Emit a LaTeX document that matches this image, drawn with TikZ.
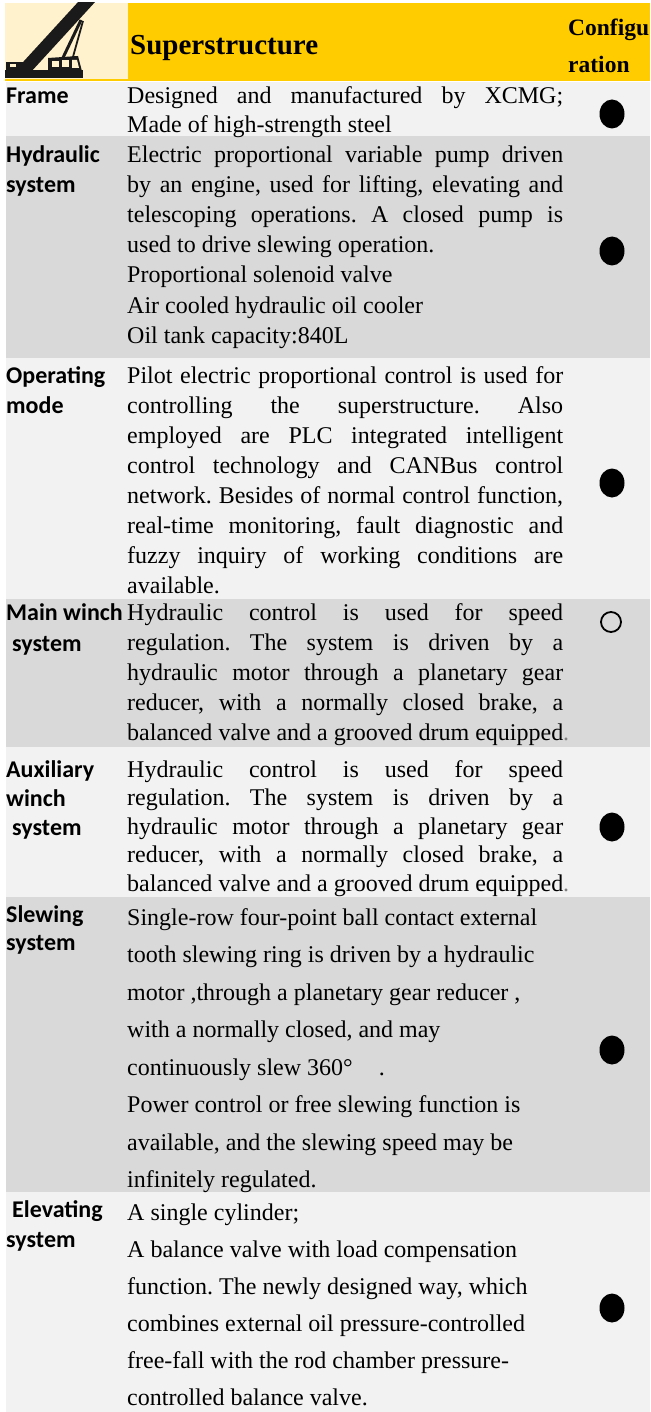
\documentclass[tikz,border=0pt]{standalone}
\usepackage{fontspec}
\setmainfont{Liberation Serif}
\newfontfamily\lblfont{Carlito}
\usetikzlibrary{shapes.geometric}
\definecolor{hdryellow}{HTML}{FFCC00}
\definecolor{hdrcream}{HTML}{FFF2CC}
\definecolor{rowlight}{HTML}{F2F2F2}
\definecolor{rowdark}{HTML}{D9D9D9}
\definecolor{inkblack}{HTML}{1A1A1A}
\newcommand\J[1]{\makebox[436pt][s]{#1}}
\newcommand\celltext[4]{\foreach \lineitem [count=\i] in {#4} {\node[body] (#1\i) at (127,{#2+(\i-1)*#3}) {\lineitem};}}
\tikzset{
  body/.style={anchor=base west, inner sep=0pt, font=\frenchspacing\fontsize{24}{28}\selectfont},
  lbl/.style={anchor=base west, inner sep=0pt, font=\lblfont\bfseries\fontsize{24}{28}\selectfont},
  hdr/.style={anchor=base west, inner sep=0pt, font=\bfseries\fontsize{29}{34}\selectfont},
  cfg/.style={anchor=base west, inner sep=0pt, font=\bfseries\fontsize{23.5}{28}\selectfont},
  fulldot/.style={ellipse, fill=black, draw=none, minimum width=25pt, minimum height=29pt, inner sep=0pt},
  opendot/.style={circle, draw=black, line width=1.8pt, minimum size=20pt, inner sep=0pt},
}
\begin{document}
\begin{tikzpicture}[x=1pt,y=-1pt]
\useasboundingbox (0,0) rectangle (650,1412);
% header
\fill[hdryellow] (5,3) rectangle (650,81);
\fill[hdrcream] (5,3) rectangle (128,79);
% rows
\fill[rowlight] (6,82) rectangle (650,136);
\fill[rowdark] (6,136) rectangle (650,358);
\fill[rowlight] (6,358) rectangle (650,599);
\fill[rowdark] (6,599) rectangle (650,747);
\fill[rowlight] (6,747) rectangle (650,897);
\fill[rowdark] (6,897) rectangle (650,1192);
\fill[rowlight] (6,1192) rectangle (650,1412);
% crane icon
\begin{scope}
\clip (5,3) rectangle (128,79);
\fill[inkblack] (13,73) -- (30,73) -- (96,1) -- (79,1) -- cycle;
\draw[inkblack, line width=3pt] (81,20) -- (60,64);
\draw[inkblack, line width=1.8pt] (83,21) -- (71,64);
\fill[inkblack] (48,58) -- (78,56) -- (83,75) -- (48,75) -- cycle;
\fill[hdrcream] (52,61) rectangle (59,67);
\fill[hdrcream] (62,60) rectangle (69,67);
\fill[hdrcream] (72,60) -- (77,60) -- (79,68) -- (72,68) -- cycle;
\fill[inkblack] (5,70) rectangle (83,78);
\fill[inkblack] (6,62) rectangle (23,72);
\fill[hdrcream] (10,64) rectangle (16,67);
\end{scope}
\node[hdr] (title) at (130,55) {Superstructure};
\node[cfg] (cfgA) at (568,36) {Configu};
\node[cfg] (cfgB) at (568,73) {ration};
% labels
\node[lbl] (lFrame) at (6,104) {Frame};
\node[lbl] (lHydA) at (6,163) {Hydraulic};
\node[lbl] (lHydB) at (6,193) {system};
\node[lbl] (lOpA) at (6,383) {Operating};
\node[lbl] (lOpB) at (6,413) {mode};
\node[lbl] (lMainA) at (6,620) {Main winch};
\node[lbl] (lMainB) at (12,651) {system};
\node[lbl] (lAuxA) at (6,777) {Auxiliary};
\node[lbl] (lAuxB) at (6,806) {winch};
\node[lbl] (lAuxC) at (12,835) {system};
\node[lbl] (lSlewA) at (6,922) {Slewing};
\node[lbl] (lSlewB) at (6,950) {system};
\node[lbl] (lElevA) at (12,1217) {Elevating};
\node[lbl] (lElevB) at (6,1247) {system};
% texts
\celltext{fr}{104}{29}{{\J{Designed and manufactured by XCMG;}},{Made of high-strength steel}}
\celltext{hy}{163}{30}{{\J{Electric proportional variable pump driven}},{\J{by an engine, used for lifting, elevating and}},{\J{telescoping operations. A closed pump is}},{used to drive slewing operation.},{Proportional solenoid valve},{Air cooled hydraulic oil cooler},{Oil tank capacity:840L}}
\celltext{op}{383}{30}{{\J{Pilot electric proportional control is used for}},{\J{controlling the superstructure. Also}},{\J{employed are PLC integrated intelligent}},{\J{control technology and CANBus control}},{\J{network. Besides of normal control function,}},{\J{real-time monitoring, fault diagnostic and}},{\J{fuzzy inquiry of working conditions are}},{available.}}
\celltext{mw}{620}{30}{{\J{Hydraulic control is used for speed}},{\J{regulation. The system is driven by a}},{\J{hydraulic motor through a planetary gear}},{\J{reducer, with a normally closed brake, a}},{\J{balanced valve and a grooved drum equipped}\rlap{\color{gray}.}}}
\celltext{aw}{777}{28.5}{{\J{Hydraulic control is used for speed}},{\J{regulation. The system is driven by a}},{\J{hydraulic motor through a planetary gear}},{\J{reducer, with a normally closed brake, a}},{\J{balanced valve and a grooved drum equipped}\rlap{\color{gray}.}}}
\celltext{sw}{925}{37.5}{{Single-row four-point ball contact external},{tooth slewing ring is driven by a hydraulic},{motor ,through a planetary gear reducer ,},{with a normally closed, and may},{continuously slew 360°\hspace{26pt}.},{Power control or free slewing function is},{available, and the slewing speed may be},{infinitely regulated.}}
\celltext{el}{1220}{37}{{A single cylinder;},{A balance valve with load compensation},{function. The newly designed way, which},{combines external oil pressure-controlled},{free-fall with the rod chamber pressure-},{controlled balance valve.}}
% configuration marks
\node[fulldot] (dFrame) at (612,114) {};
\node[fulldot] (dHyd) at (612,251) {};
\node[fulldot] (dOp) at (612,483) {};
\node[opendot] (dMain) at (611,622) {};
\node[fulldot] (dAux) at (612,827) {};
\node[fulldot] (dSlew) at (612,1050) {};
\node[fulldot] (dElev) at (612,1308) {};
\end{tikzpicture}
\end{document}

**Work instructions:** Quote the material in full and exactly; do not carry over its pictures.

**Response:**
Emit a LaTeX document that matches this image, drawn with TikZ.
\documentclass[tikz,border=0pt]{standalone}
\usepackage{fontspec}
\setmainfont{Liberation Serif}
\newfontfamily\lblfont{Carlito}
\usetikzlibrary{shapes.geometric}
\definecolor{hdryellow}{HTML}{FFCC00}
\definecolor{hdrcream}{HTML}{FFF2CC}
\definecolor{rowlight}{HTML}{F2F2F2}
\definecolor{rowdark}{HTML}{D9D9D9}
\definecolor{inkblack}{HTML}{1A1A1A}
\newcommand\J[1]{\makebox[436pt][s]{#1}}
\newcommand\celltext[4]{\foreach \lineitem [count=\i] in {#4} {\node[body] (#1\i) at (127,{#2+(\i-1)*#3}) {\lineitem};}}
\tikzset{
  body/.style={anchor=base west, inner sep=0pt, font=\frenchspacing\fontsize{24}{28}\selectfont},
  lbl/.style={anchor=base west, inner sep=0pt, font=\lblfont\bfseries\fontsize{24}{28}\selectfont},
  hdr/.style={anchor=base west, inner sep=0pt, font=\bfseries\fontsize{29}{34}\selectfont},
  cfg/.style={anchor=base west, inner sep=0pt, font=\bfseries\fontsize{23.5}{28}\selectfont},
  fulldot/.style={ellipse, fill=black, draw=none, minimum width=25pt, minimum height=29pt, inner sep=0pt},
  opendot/.style={circle, draw=black, line width=1.8pt, minimum size=20pt, inner sep=0pt},
}
\begin{document}
\begin{tikzpicture}[x=1pt,y=-1pt]
\useasboundingbox (0,0) rectangle (650,1412);
% header
\fill[hdryellow] (5,3) rectangle (650,81);
\fill[hdrcream] (5,3) rectangle (128,79);
% rows
\fill[rowlight] (6,82) rectangle (650,136);
\fill[rowdark] (6,136) rectangle (650,358);
\fill[rowlight] (6,358) rectangle (650,599);
\fill[rowdark] (6,599) rectangle (650,747);
\fill[rowlight] (6,747) rectangle (650,897);
\fill[rowdark] (6,897) rectangle (650,1192);
\fill[rowlight] (6,1192) rectangle (650,1412);
% crane icon
\begin{scope}
\clip (5,3) rectangle (128,79);
\fill[inkblack] (13,73) -- (30,73) -- (96,1) -- (79,1) -- cycle;
\draw[inkblack, line width=3pt] (81,20) -- (60,64);
\draw[inkblack, line width=1.8pt] (83,21) -- (71,64);
\fill[inkblack] (48,58) -- (78,56) -- (83,75) -- (48,75) -- cycle;
\fill[hdrcream] (52,61) rectangle (59,67);
\fill[hdrcream] (62,60) rectangle (69,67);
\fill[hdrcream] (72,60) -- (77,60) -- (79,68) -- (72,68) -- cycle;
\fill[inkblack] (5,70) rectangle (83,78);
\fill[inkblack] (6,62) rectangle (23,72);
\fill[hdrcream] (10,64) rectangle (16,67);
\end{scope}
\node[hdr] (title) at (130,55) {Superstructure};
\node[cfg] (cfgA) at (568,36) {Configu};
\node[cfg] (cfgB) at (568,73) {ration};
% labels
\node[lbl] (lFrame) at (6,104) {Frame};
\node[lbl] (lHydA) at (6,163) {Hydraulic};
\node[lbl] (lHydB) at (6,193) {system};
\node[lbl] (lOpA) at (6,383) {Operating};
\node[lbl] (lOpB) at (6,413) {mode};
\node[lbl] (lMainA) at (6,620) {Main winch};
\node[lbl] (lMainB) at (12,651) {system};
\node[lbl] (lAuxA) at (6,777) {Auxiliary};
\node[lbl] (lAuxB) at (6,806) {winch};
\node[lbl] (lAuxC) at (12,835) {system};
\node[lbl] (lSlewA) at (6,922) {Slewing};
\node[lbl] (lSlewB) at (6,950) {system};
\node[lbl] (lElevA) at (12,1217) {Elevating};
\node[lbl] (lElevB) at (6,1247) {system};
% texts
\celltext{fr}{104}{29}{{\J{Designed and manufactured by XCMG;}},{Made of high-strength steel}}
\celltext{hy}{163}{30}{{\J{Electric proportional variable pump driven}},{\J{by an engine, used for lifting, elevating and}},{\J{telescoping operations. A closed pump is}},{used to drive slewing operation.},{Proportional solenoid valve},{Air cooled hydraulic oil cooler},{Oil tank capacity:840L}}
\celltext{op}{383}{30}{{\J{Pilot electric proportional control is used for}},{\J{controlling the superstructure. Also}},{\J{employed are PLC integrated intelligent}},{\J{control technology and CANBus control}},{\J{network. Besides of normal control function,}},{\J{real-time monitoring, fault diagnostic and}},{\J{fuzzy inquiry of working conditions are}},{available.}}
\celltext{mw}{620}{30}{{\J{Hydraulic control is used for speed}},{\J{regulation. The system is driven by a}},{\J{hydraulic motor through a planetary gear}},{\J{reducer, with a normally closed brake, a}},{\J{balanced valve and a grooved drum equipped}\rlap{\color{gray}.}}}
\celltext{aw}{777}{28.5}{{\J{Hydraulic control is used for speed}},{\J{regulation. The system is driven by a}},{\J{hydraulic motor through a planetary gear}},{\J{reducer, with a normally closed brake, a}},{\J{balanced valve and a grooved drum equipped}\rlap{\color{gray}.}}}
\celltext{sw}{925}{37.5}{{Single-row four-point ball contact external},{tooth slewing ring is driven by a hydraulic},{motor ,through a planetary gear reducer ,},{with a normally closed, and may},{continuously slew 360°\hspace{26pt}.},{Power control or free slewing function is},{available, and the slewing speed may be},{infinitely regulated.}}
\celltext{el}{1220}{37}{{A single cylinder;},{A balance valve with load compensation},{function. The newly designed way, which},{combines external oil pressure-controlled},{free-fall with the rod chamber pressure-},{controlled balance valve.}}
% configuration marks
\node[fulldot] (dFrame) at (612,114) {};
\node[fulldot] (dHyd) at (612,251) {};
\node[fulldot] (dOp) at (612,483) {};
\node[opendot] (dMain) at (611,622) {};
\node[fulldot] (dAux) at (612,827) {};
\node[fulldot] (dSlew) at (612,1050) {};
\node[fulldot] (dElev) at (612,1308) {};
\end{tikzpicture}
\end{document}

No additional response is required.